Tuesday, May 2nd, 2006
Review: Nilo Multi-Activity Table
A family I know has a 5-year-old boy who no longer uses his table and a 3-year-old girl who never started. Little Miss already enjoys trains, so I hope to avoid toy fatigue by not gluing train tracks to the table. We see everyone do it! Where’s the fun in playing with the same track configuration every time?
We settled on a Nilo Multi-Activity Table for $180 at a local toy store (slightly less online) because I was sold on its versatility. The table is mid-range price-wise, assuming the priciest option is an official Thomas the Tank Engine table.
1) The legs and side beams are hardwood with rounded edges. 50.5"L x 34.5"W x 20"H
2) A terrain play mat overlay is included which is thin plastic (not fiber board). It’s easy to remove, though I suppose represents a temporary storage issue because it cannot be propped against a wall.
3) The table can be used for puzzles or any activity needing a flat surface. There is no kid-oriented paint or stuck-on artwork which pigeonholes it as a train table.
4) The 18" table legs can be swapped out with 24" legs (an optional purchase) to extend the life of the table as your kid grows.
5) Holes border the edge of the table designed for use with certain toys. Plastic bulbed nails can be stuck in the holes as a launching point for Zoob, Kuncklestrutz and similar toys. The holes are also usable with Nilo Jax (scroll to middle of page), which allows some types of tracks to extend over the edge of the table, and with Rockenbock toys, though I’ve never seen Rockenbock toys.
6) The table doubles as a Lego & Duplo activity area if you add rigid plastic mats (separate purchase) for connecting blocks to the table surface.
7) I can sit with my legs under the table because under-table storage bins are optional.
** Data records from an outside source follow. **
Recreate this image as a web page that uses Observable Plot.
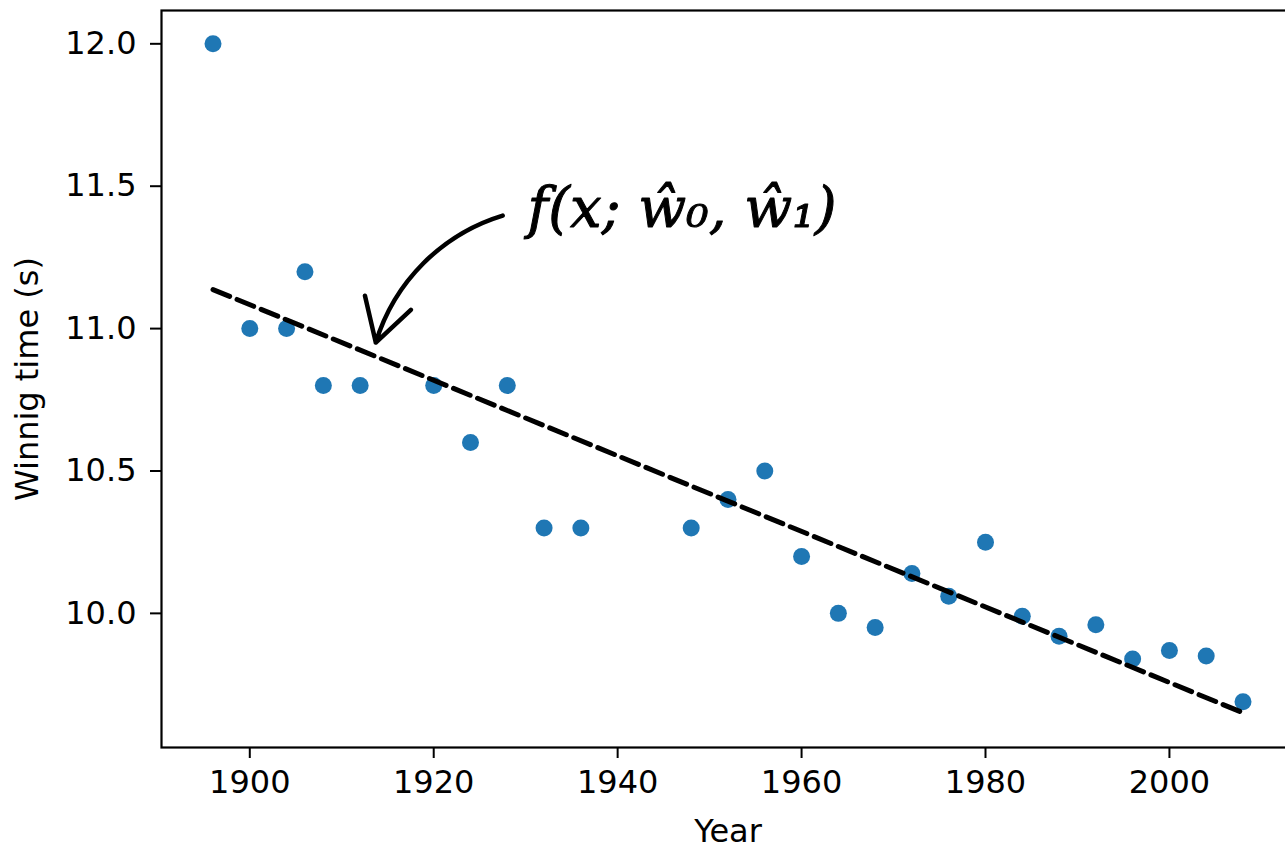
<!DOCTYPE html>
<html>
<head>
<meta charset="utf-8">
<script src="https://cdn.jsdelivr.net/npm/d3@7"></script>
<script src="https://cdn.jsdelivr.net/npm/@observablehq/plot@0.6"></script>
<style>
  html, body { margin: 0; padding: 0; background: #fff; overflow: hidden; }
</style>
</head>
<body>
<div id="chart"></div>
<script>
// Olympic men's 100 m winning times
const years = [1896, 1900, 1904, 1906, 1908, 1912, 1920, 1924, 1928, 1932, 1936, 1948, 1952, 1956, 1960, 1964, 1968, 1972, 1976, 1980, 1984, 1988, 1992, 1996, 2000, 2004, 2008];
const times = [12.0, 11.0, 11.0, 11.2, 10.8, 10.8, 10.8, 10.6, 10.8, 10.3, 10.3, 10.3, 10.4, 10.5, 10.2, 10.0, 9.95, 10.14, 10.06, 10.25, 9.99, 9.92, 9.96, 9.84, 9.87, 9.85, 9.69];

// fitted line f(x; w0, w1) end points
const fitYears = [1896, 2008];
const fitTimes = [11.137, 9.651];

// axis ticks
const xTicks = [1900, 1920, 1940, 1960, 1980, 2000];
const yTicks = [10.0, 10.5, 11.0, 11.5, 12.0];

// annotation
const annotLabel = ["f(x; ŵ₀, ŵ₁)"];
const annotTextPos = [1947.0, 11.42];
const annotArrowFrom = [1927.5, 11.397];
const annotArrowTo = [1913.7, 10.951];

const points = years.map((y, i) => ({year: y, time: times[i]}));
const fit = fitYears.map((y, i) => ({year: y, time: fitTimes[i]}));
const annot = [{
  text: annotLabel[0],
  tx: annotTextPos[0], ty: annotTextPos[1],
  x1: annotArrowFrom[0], y1: annotArrowFrom[1],
  x2: annotArrowTo[0], y2: annotArrowTo[1]
}];

const chart = Plot.plot({
  width: 1300,
  height: 848,
  marginLeft: 161,
  marginRight: 6,
  marginTop: 10,
  marginBottom: 101,
  style: {maxWidth: "none", fontFamily: "DejaVu Sans", fontSize: "32px", color: "black", background: "white"},
  x: {domain: [1890.4, 2013.6]},
  y: {domain: [9.529, 12.117]},
  marks: [
    Plot.frame({stroke: "black", strokeWidth: 2.2}),
    Plot.axisX({ticks: xTicks, tickFormat: d => String(d), tickSize: 11, tickPadding: 12, strokeWidth: 2,
      label: "Year", labelAnchor: "center", labelArrow: "none", labelOffset: 94, fontSize: 32}),
    Plot.axisY({ticks: yTicks, tickFormat: d3.format(".1f"), tickSize: 11, tickPadding: 14, strokeWidth: 2,
      label: "Winnig time (s)", labelAnchor: "center", labelArrow: "none", labelOffset: 146, fontSize: 32}),
    Plot.dot(points, {x: "year", y: "time", r: 8.5, fill: "#1f77b4", stroke: "none"}),
    Plot.line(fit, {x: "year", y: "time", stroke: "black", strokeWidth: 5, strokeDasharray: "18,8"}),
    Plot.arrow(annot, {x1: "x1", y1: "y1", x2: "x2", y2: "y2", bend: -28, stroke: "black", strokeWidth: 4.5, headLength: 16, headAngle: 60}),
    Plot.text(annot, {x: "tx", y: "ty", text: "text", fontSize: 56, fontStyle: "italic", fontFamily: "DejaVu Serif", fill: "black", stroke: "black", strokeWidth: 1})
  ]
});
document.getElementById("chart").appendChild(chart);
</script>
</body>
</html>
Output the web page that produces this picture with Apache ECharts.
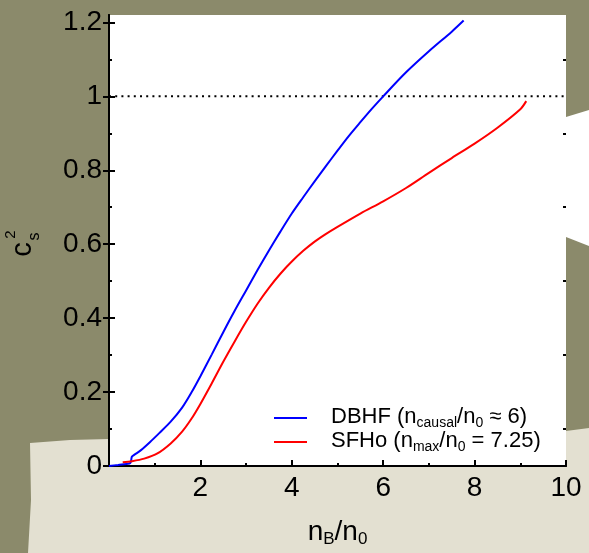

I’m thinking a laundry basket will work fine when the time comes.
8) Setup took 10 minutes, simple as can be.
What I dislike about the Nilo table:
1) The table surface is particle board and is not supported by a center beam. The board slides into grooves on the four hardwood table beams. I doubt standard use would bow the particle board during the first life of the table (e.g., my kid’s usage, I’m guessing to about age 5). A future owner could have a solid wood replacement board cut at a hardware store. Of course, kids should not stand on the table. I’ve seen a marketing photo with kids standing on the table, in direct conflict with the printed safety instructions.
2) At 22 months, Little Miss can only reach the edges of the table. That limits our train track design to a rectangle.
3) A table is another piece of furniture in our family room. I briefly considered an under-the-bed table, but suspect it would still find its way to our family room.
We’ve used the Nilo table two weeks thus far and are quite pleased. It has proven to be a good platform for our farm play set, with our barn sometimes acting as a train tunnel.